»»
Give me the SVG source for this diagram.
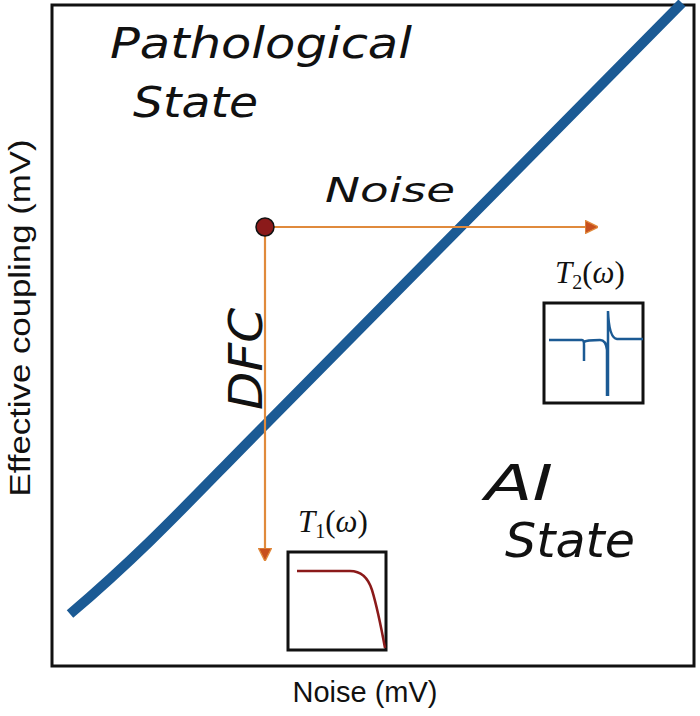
<svg xmlns="http://www.w3.org/2000/svg" width="700" height="716" viewBox="0 0 700 716">
<style>
.hand{font-family:"DejaVu Sans","Liberation Sans",sans-serif;font-style:oblique;font-weight:200;fill:#111}
.ax{font-family:"Liberation Sans",Arial,sans-serif;font-size:29px;fill:#111}
.math{font-family:"Liberation Serif","Times New Roman",serif;font-size:31px;fill:#111}
.box{fill:#fff;stroke:#111;stroke-width:3}
.arr{stroke:#e08a3c;stroke-width:2.2;fill:none}
</style>
<defs>
<marker id="ah" viewBox="0 0 10 10" refX="9" refY="5" markerWidth="6" markerHeight="6" orient="auto" markerUnits="strokeWidth">
<path d="M0,0 L10,5 L0,10 Z" fill="#c8501e" stroke="#e08a3c" stroke-width="1"/>
</marker>
</defs>
<rect width="700" height="716" fill="#fff"/>
<g id="frame"><rect x="52" y="5" width="642" height="661" fill="none" stroke="#111" stroke-width="3"/></g>
<g id="boundary"><path d="M70,614 C150,546 200,490 265,425 L682,3" fill="none" stroke="#1b5a94" stroke-width="10"/></g>
<g id="connectors">
<line class="arr" x1="265" y1="227" x2="597" y2="227" marker-end="url(#ah)"/>
<line class="arr" x1="265" y1="227" x2="265" y2="560" marker-end="url(#ah)"/>
</g>
<g id="start"><circle cx="265" cy="227" r="9" fill="#8b1a1a" stroke="#111" stroke-width="1.5"/></g>
<g id="labels">
<text class="hand" x="110" y="58" font-size="42" textLength="302" lengthAdjust="spacingAndGlyphs">Pathological</text>
<text class="hand" x="133" y="117" font-size="42" textLength="125" lengthAdjust="spacingAndGlyphs">State</text>
<text class="hand" x="325" y="202" font-size="34" textLength="130" lengthAdjust="spacingAndGlyphs">Noise</text>
<text class="hand" x="262" y="359" font-size="46" text-anchor="middle" textLength="102" lengthAdjust="spacingAndGlyphs" transform="rotate(-90 262 359)">DFC</text>
<text class="hand" x="485" y="500" font-size="50" textLength="68" lengthAdjust="spacingAndGlyphs">AI</text>
<text class="hand" x="505" y="557" font-size="48" textLength="130" lengthAdjust="spacingAndGlyphs">State</text>
</g>
<g id="t2">
<text class="math" x="555" y="283"><tspan font-style="italic">T</tspan><tspan font-size="20" dy="6">2</tspan><tspan dy="-6">(</tspan><tspan font-style="italic">ω</tspan>)</text>
<rect class="box" x="544" y="303" width="99" height="100"/>
<path d="M549,340 L582,340 Q584,340 584,345 L584,361 M584,342 Q586,340 600,340 Q606,340 607,350 L607,396 M608,396 L608,311 Q609,338 617,339 L643,339" fill="none" stroke="#1b5a94" stroke-width="2.5"/>
</g>
<g id="t1">
<text class="math" x="298" y="532"><tspan font-style="italic">T</tspan><tspan font-size="20" dy="6">1</tspan><tspan dy="-6">(</tspan><tspan font-style="italic">ω</tspan>)</text>
<rect class="box" x="288" y="552" width="98" height="98"/>
<path d="M297,571 L350,571 Q366,571 372,590 Q378,610 385,648" fill="none" stroke="#8b1a1a" stroke-width="2.5"/>
</g>
<g id="axes">
<text class="ax" x="365" y="702" text-anchor="middle">Noise (mV)</text>
<text class="ax" x="30" y="318" text-anchor="middle" textLength="357" lengthAdjust="spacingAndGlyphs" transform="rotate(-90 30 318)">Effective coupling  (mV)</text>
</g>
</svg>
««
» EXERCISE INSTRUCTIONS:
Word for word, quote the full listing, omitting every picture.

» RESULT BELOW:
Give me the SVG source for this diagram.
<svg xmlns="http://www.w3.org/2000/svg" width="700" height="716" viewBox="0 0 700 716">
<style>
.hand{font-family:"DejaVu Sans","Liberation Sans",sans-serif;font-style:oblique;font-weight:200;fill:#111}
.ax{font-family:"Liberation Sans",Arial,sans-serif;font-size:29px;fill:#111}
.math{font-family:"Liberation Serif","Times New Roman",serif;font-size:31px;fill:#111}
.box{fill:#fff;stroke:#111;stroke-width:3}
.arr{stroke:#e08a3c;stroke-width:2.2;fill:none}
</style>
<defs>
<marker id="ah" viewBox="0 0 10 10" refX="9" refY="5" markerWidth="6" markerHeight="6" orient="auto" markerUnits="strokeWidth">
<path d="M0,0 L10,5 L0,10 Z" fill="#c8501e" stroke="#e08a3c" stroke-width="1"/>
</marker>
</defs>
<rect width="700" height="716" fill="#fff"/>
<g id="frame"><rect x="52" y="5" width="642" height="661" fill="none" stroke="#111" stroke-width="3"/></g>
<g id="boundary"><path d="M70,614 C150,546 200,490 265,425 L682,3" fill="none" stroke="#1b5a94" stroke-width="10"/></g>
<g id="connectors">
<line class="arr" x1="265" y1="227" x2="597" y2="227" marker-end="url(#ah)"/>
<line class="arr" x1="265" y1="227" x2="265" y2="560" marker-end="url(#ah)"/>
</g>
<g id="start"><circle cx="265" cy="227" r="9" fill="#8b1a1a" stroke="#111" stroke-width="1.5"/></g>
<g id="labels">
<text class="hand" x="110" y="58" font-size="42" textLength="302" lengthAdjust="spacingAndGlyphs">Pathological</text>
<text class="hand" x="133" y="117" font-size="42" textLength="125" lengthAdjust="spacingAndGlyphs">State</text>
<text class="hand" x="325" y="202" font-size="34" textLength="130" lengthAdjust="spacingAndGlyphs">Noise</text>
<text class="hand" x="262" y="359" font-size="46" text-anchor="middle" textLength="102" lengthAdjust="spacingAndGlyphs" transform="rotate(-90 262 359)">DFC</text>
<text class="hand" x="485" y="500" font-size="50" textLength="68" lengthAdjust="spacingAndGlyphs">AI</text>
<text class="hand" x="505" y="557" font-size="48" textLength="130" lengthAdjust="spacingAndGlyphs">State</text>
</g>
<g id="t2">
<text class="math" x="555" y="283"><tspan font-style="italic">T</tspan><tspan font-size="20" dy="6">2</tspan><tspan dy="-6">(</tspan><tspan font-style="italic">ω</tspan>)</text>
<rect class="box" x="544" y="303" width="99" height="100"/>
<path d="M549,340 L582,340 Q584,340 584,345 L584,361 M584,342 Q586,340 600,340 Q606,340 607,350 L607,396 M608,396 L608,311 Q609,338 617,339 L643,339" fill="none" stroke="#1b5a94" stroke-width="2.5"/>
</g>
<g id="t1">
<text class="math" x="298" y="532"><tspan font-style="italic">T</tspan><tspan font-size="20" dy="6">1</tspan><tspan dy="-6">(</tspan><tspan font-style="italic">ω</tspan>)</text>
<rect class="box" x="288" y="552" width="98" height="98"/>
<path d="M297,571 L350,571 Q366,571 372,590 Q378,610 385,648" fill="none" stroke="#8b1a1a" stroke-width="2.5"/>
</g>
<g id="axes">
<text class="ax" x="365" y="702" text-anchor="middle">Noise (mV)</text>
<text class="ax" x="30" y="318" text-anchor="middle" textLength="357" lengthAdjust="spacingAndGlyphs" transform="rotate(-90 30 318)">Effective coupling  (mV)</text>
</g>
</svg>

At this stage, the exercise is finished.